Written exercise: Leave out every picture. Copy exactly the lines from the one holding "What TikZ code" through the one holding "(9,6) -- (9,681);".

Task data:

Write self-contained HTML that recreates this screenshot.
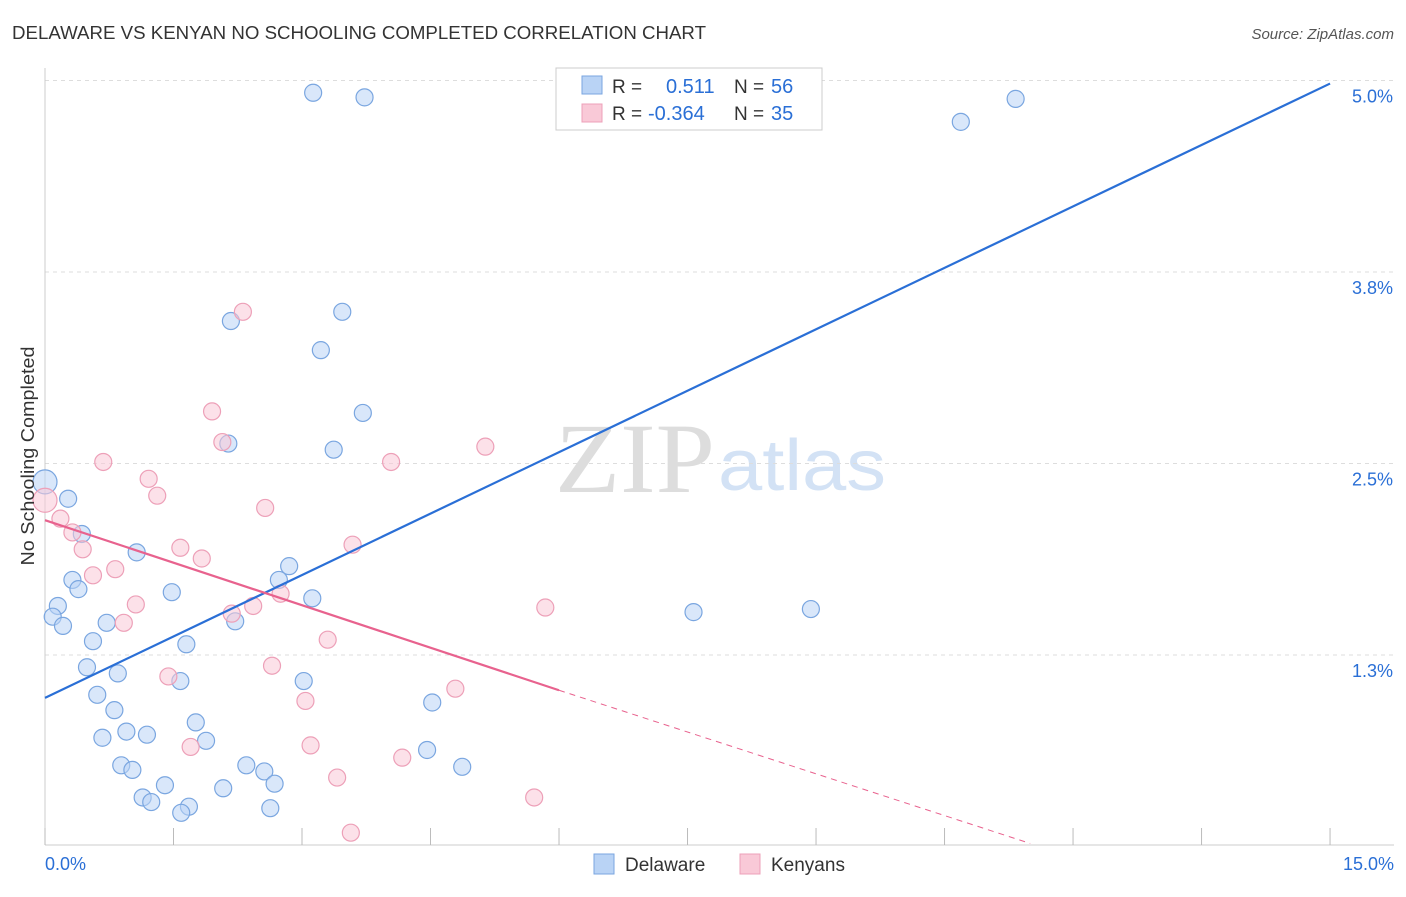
<!DOCTYPE html>
<html><head><meta charset="utf-8"><style>
body{margin:0;background:#fff;font-family:"Liberation Sans",sans-serif}
</style></head><body>
<svg id="chart" width="1406" height="892" xmlns="http://www.w3.org/2000/svg">
<text x="12" y="39" font-size="18" fill="#333" textLength="694" lengthAdjust="spacingAndGlyphs">DELAWARE VS KENYAN NO SCHOOLING COMPLETED CORRELATION CHART</text>
<text x="1394" y="39" font-size="15" fill="#555" font-style="italic" text-anchor="end">Source: ZipAtlas.com</text>
<text x="555" y="492" font-size="100" fill="#ddd" font-family="Liberation Serif" textLength="160" lengthAdjust="spacingAndGlyphs">ZIP</text>
<text x="718" y="490" font-size="72" fill="#d3e2f5" textLength="168" lengthAdjust="spacingAndGlyphs">atlas</text>
<g id="grid"></g><g id="axes"></g><g id="marks"></g>
<text x="34" y="456" font-size="18" fill="#333" transform="rotate(-90 34 456)" text-anchor="middle" textLength="219" lengthAdjust="spacingAndGlyphs">No Schooling Completed</text>
<g>
<rect x="556" y="68" width="266" height="62" fill="#fff" stroke="#ccc"/>
<rect x="582" y="76" width="20" height="18" fill="#b9d3f5" stroke="#7aa6e0"/>
<text x="612" y="93" font-size="19" fill="#333">R = </text><text x="666" y="93" font-size="20" fill="#2a6fd6">0.511</text>
<text x="734" y="93" font-size="19" fill="#333">N = </text><text x="771" y="93" font-size="20" fill="#2a6fd6">56</text>
<rect x="582" y="104" width="20" height="18" fill="#f9c9d7" stroke="#eda0b8"/>
<text x="612" y="120" font-size="19" fill="#333">R = </text><text x="648" y="120" font-size="20" fill="#2a6fd6">-0.364</text>
<text x="734" y="120" font-size="19" fill="#333">N = </text><text x="771" y="120" font-size="20" fill="#2a6fd6">35</text>
</g>
<g><rect x="594" y="854" width="20" height="20" fill="#b9d3f5" stroke="#7aa6e0"/><text x="625" y="871" font-size="19" fill="#333">Delaware</text></g>
<g><rect x="740" y="854" width="20" height="20" fill="#f9c9d7" stroke="#eda0b8"/><text x="771" y="871" font-size="19" fill="#333">Kenyans</text></g>
</svg>
<script>
const xTicks=[0,1.5,3,4.5,6,7.5,9,10.5,12,13.5,15];
const yTicks=[1.25,2.5,3.75,5.0];
const yTickLabels=["1.3%","2.5%","3.8%","5.0%"];
const delawareX=[3.13,3.73,10.69,11.33,2.17,3.47,3.22,3.71,2.14,3.37,0.0,0.27,0.43,1.07,2.85,2.73,0.32,0.39,1.48,3.12,0.15,0.09,0.21,0.72,2.22,7.57,8.94,0.56,1.65,0.49,0.85,1.58,3.02,0.61,4.52,0.81,1.76,0.95,0.67,1.19,1.88,4.46,0.89,1.02,2.35,2.56,4.87,1.40,2.08,2.68,1.14,1.24,1.68,1.59,2.63];
const delawareY=[4.92,4.89,4.73,4.88,3.43,3.49,3.24,2.83,2.63,2.59,2.38,2.27,2.04,1.92,1.83,1.74,1.74,1.68,1.66,1.62,1.57,1.50,1.44,1.46,1.47,1.53,1.55,1.34,1.32,1.17,1.13,1.08,1.08,0.99,0.94,0.89,0.81,0.75,0.71,0.73,0.69,0.63,0.53,0.50,0.53,0.49,0.52,0.40,0.38,0.41,0.32,0.29,0.26,0.22,0.25];
const kenyanX=[2.31,1.95,2.07,5.14,0.68,4.04,1.21,1.31,2.57,0.0,0.18,0.32,0.44,1.58,3.59,1.83,0.82,0.56,2.75,1.06,2.43,2.18,5.84,0.92,3.30,2.65,1.44,4.79,3.04,1.70,3.10,4.17,3.41,5.71,3.57];
const kenyanY=[3.49,2.84,2.64,2.61,2.51,2.51,2.40,2.29,2.21,2.26,2.14,2.05,1.94,1.95,1.97,1.88,1.81,1.77,1.65,1.58,1.57,1.52,1.56,1.46,1.35,1.18,1.11,1.03,0.95,0.65,0.66,0.58,0.45,0.32,0.09];
const blueLine=[[0,0.97],[15,4.98]];
const pinkLine=[[0,2.13],[6,1.02]];
const pinkDash=[[6,1.02],[11.5,0.02]];
const NS="http://www.w3.org/2000/svg";
const X=v=>45+v*85.67, Y=v=>846.5-v*153.2;
function mk(t,a,p){const e=document.createElementNS(NS,t);for(const k in a)e.setAttribute(k,a[k]);document.getElementById(p).appendChild(e);return e;}
yTicks.forEach((t,i)=>{
 const g=mk('line',{x1:45,x2:1394,y1:Y(t),y2:Y(t),stroke:'#ddd','stroke-dasharray':'4,4'},'grid');
 
 
 const l=mk('text',{x:1393,y:Y(t)+22,'font-size':18,fill:'#2a6fd6','text-anchor':'end'},'axes');l.textContent=yTickLabels[i];
 
 
});
const ga=mk('line',{x1:45,x2:45,y1:68,y2:845,stroke:'#ccc'},'axes');


const gb=mk('line',{x1:45,x2:1394,y1:845,y2:845,stroke:'#ccc'},'axes');


xTicks.forEach(t=>{const k=mk('line',{x1:X(t),x2:X(t),y1:828,y2:845,stroke:'#bbb'},'axes');
 
 });
[[0,'0.0%','start',45],[15,'15.0%','end',1394]].forEach(d=>{const l=mk('text',{x:d[3],y:870,'font-size':18,fill:'#2a6fd6','text-anchor':d[2]},'axes');l.textContent=d[1];
 
 });
function pts(xs,ys,fill,stroke,name){xs.forEach((x,i)=>{const r=(x===0)?12:8.5;
 const c=mk('circle',{cx:X(x),cy:Y(ys[i]),r:r,fill:fill,stroke:stroke,'stroke-width':1.2},'marks');
 
 });}
pts(delawareX,delawareY,'rgba(185,211,245,0.55)','#7aa6e0','delaware-point');
pts(kenyanX,kenyanY,'rgba(249,201,215,0.55)','#eda0b8','kenyan-point');
const b=mk('line',{x1:X(blueLine[0][0]),y1:Y(blueLine[0][1]),x2:X(blueLine[1][0]),y2:Y(blueLine[1][1]),stroke:'#2a6fd6','stroke-width':2.2},'marks');


const p=mk('line',{x1:X(pinkLine[0][0]),y1:Y(pinkLine[0][1]),x2:X(pinkLine[1][0]),y2:Y(pinkLine[1][1]),stroke:'#e8628e','stroke-width':2.2},'marks');


const pd=mk('line',{x1:X(pinkDash[0][0]),y1:Y(pinkDash[0][1]),x2:X(pinkDash[1][0]),y2:Y(pinkDash[1][1]),stroke:'#e8628e','stroke-width':1,'stroke-dasharray':'6,5'},'marks');


</script>
</body></html>
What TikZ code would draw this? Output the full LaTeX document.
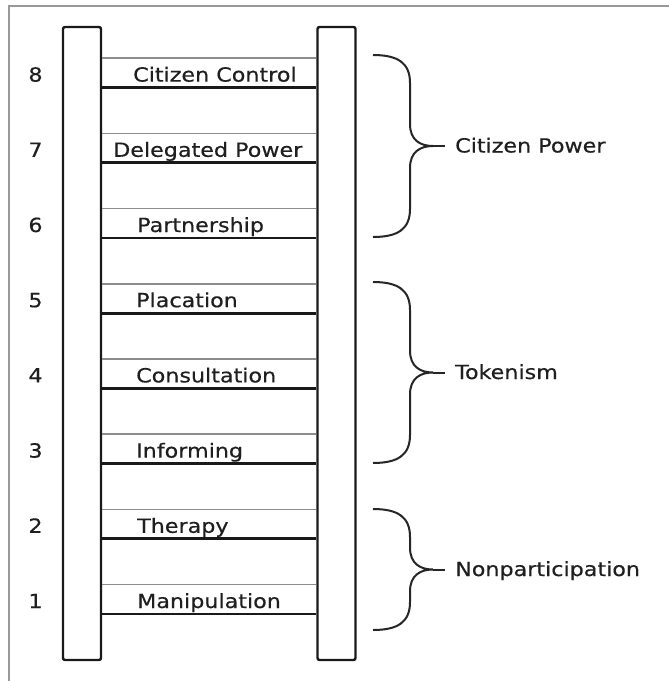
\documentclass[tikz,border=0pt]{standalone}
\usepackage{fontspec}
\newfontfamily\lblfont{DejaVu Sans}[FakeStretch=1.14,FakeBold=0.4]

% curly brace from y=#1 to y=#2 with its label #3, node name #4
\newcommand\grpbrace[4]{%
  \pgfmathsetmacro\yc{(#1+#2)/2}%
  \draw[brace] (373,#1) .. controls (398,#1) and (410,#1+8) .. (410,#1+28)
    -- (410,\yc-22) .. controls (410,\yc-6) and (420,\yc) .. (433,\yc)
    .. controls (420,\yc) and (410,\yc+6) .. (410,\yc+22)
    -- (410,#2-28) .. controls (410,#2-8) and (398,#2) .. (373,#2);
  \coordinate (#4-tip) at (433,\yc);
  \node[lbl, anchor=base west] (#4) at (455,\yc+6.5) {#3};
  \draw[brace] (#4-tip) -- ++(12,0);
}

\begin{document}
\begin{tikzpicture}[x=1pt,y=-1pt,
  rail/.style={draw=black!90, line width=2.4pt, rounded corners=2pt, fill=white,
    minimum width=38pt, minimum height=633pt, inner sep=0pt},
  rungtop/.style={draw=black!45, line width=1.6pt},
  rungbot/.style={draw=black!90, line width=2.8pt},
  brace/.style={draw=black!85, line width=2pt},
  lbl/.style={font=\lblfont\fontsize{19.5}{22}\selectfont, text=black!88, inner sep=0pt},
  frame/.style={draw=black!40, line width=2pt}]
\useasboundingbox (0,0) rectangle (669,681);
\fill[white] (0,0) rectangle (669,681);

% page frame
\draw[frame] (669,6) -- (9,6) -- (9,681);

% the two rails
\node[rail] (lrail) at (82,343.5) {};
\node[rail] (rrail) at (336.5,343.5) {};

% rungs: thin grey top edge, heavy bottom edge
\foreach \i in {1,...,8}{
  \pgfmathsetmacro\yb{614-(\i-1)*75.2}
  \pgfmathsetmacro\yt{\yb-29.5}
  \draw[rungtop] (lrail.east |- 0,\yt) -- (rrail.west |- 0,\yt);
  \draw[rungbot] (lrail.east |- 0,\yb) -- (rrail.west |- 0,\yb);
  \node[lbl, anchor=base] (n\i) at (35.5,\yb-6) {\i};
}

% rung labels
\node[lbl, anchor=base west] (r8) at (133,87.6-6) {Citizen Control};
\node[lbl, anchor=base west] (r7) at (113,162.8-6) {Delegated Power};
\node[lbl, anchor=base west] (r6) at (137,238-6) {Partnership};
\node[lbl, anchor=base west] (r5) at (136,313.2-6) {Placation};
\node[lbl, anchor=base west] (r4) at (136,388.4-6) {Consultation};
\node[lbl, anchor=base west] (r3) at (136,463.6-6) {Informing};
\node[lbl, anchor=base west] (r2) at (137,538.8-6) {Therapy};
\node[lbl, anchor=base west] (r1) at (137,614-6) {Manipulation};

% groupings
\grpbrace{55}{237}{Citizen Power}{cp}
\grpbrace{282}{463}{Tokenism}{tk}
\grpbrace{509}{630}{Nonparticipation}{np}
\end{tikzpicture}
\end{document}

Result of the exercise:
What TikZ code would draw this? Output the full LaTeX document.
\documentclass[tikz,border=0pt]{standalone}
\usepackage{fontspec}
\newfontfamily\lblfont{DejaVu Sans}[FakeStretch=1.14,FakeBold=0.4]

% curly brace from y=#1 to y=#2 with its label #3, node name #4
\newcommand\grpbrace[4]{%
  \pgfmathsetmacro\yc{(#1+#2)/2}%
  \draw[brace] (373,#1) .. controls (398,#1) and (410,#1+8) .. (410,#1+28)
    -- (410,\yc-22) .. controls (410,\yc-6) and (420,\yc) .. (433,\yc)
    .. controls (420,\yc) and (410,\yc+6) .. (410,\yc+22)
    -- (410,#2-28) .. controls (410,#2-8) and (398,#2) .. (373,#2);
  \coordinate (#4-tip) at (433,\yc);
  \node[lbl, anchor=base west] (#4) at (455,\yc+6.5) {#3};
  \draw[brace] (#4-tip) -- ++(12,0);
}

\begin{document}
\begin{tikzpicture}[x=1pt,y=-1pt,
  rail/.style={draw=black!90, line width=2.4pt, rounded corners=2pt, fill=white,
    minimum width=38pt, minimum height=633pt, inner sep=0pt},
  rungtop/.style={draw=black!45, line width=1.6pt},
  rungbot/.style={draw=black!90, line width=2.8pt},
  brace/.style={draw=black!85, line width=2pt},
  lbl/.style={font=\lblfont\fontsize{19.5}{22}\selectfont, text=black!88, inner sep=0pt},
  frame/.style={draw=black!40, line width=2pt}]
\useasboundingbox (0,0) rectangle (669,681);
\fill[white] (0,0) rectangle (669,681);

% page frame
\draw[frame] (669,6) -- (9,6) -- (9,681);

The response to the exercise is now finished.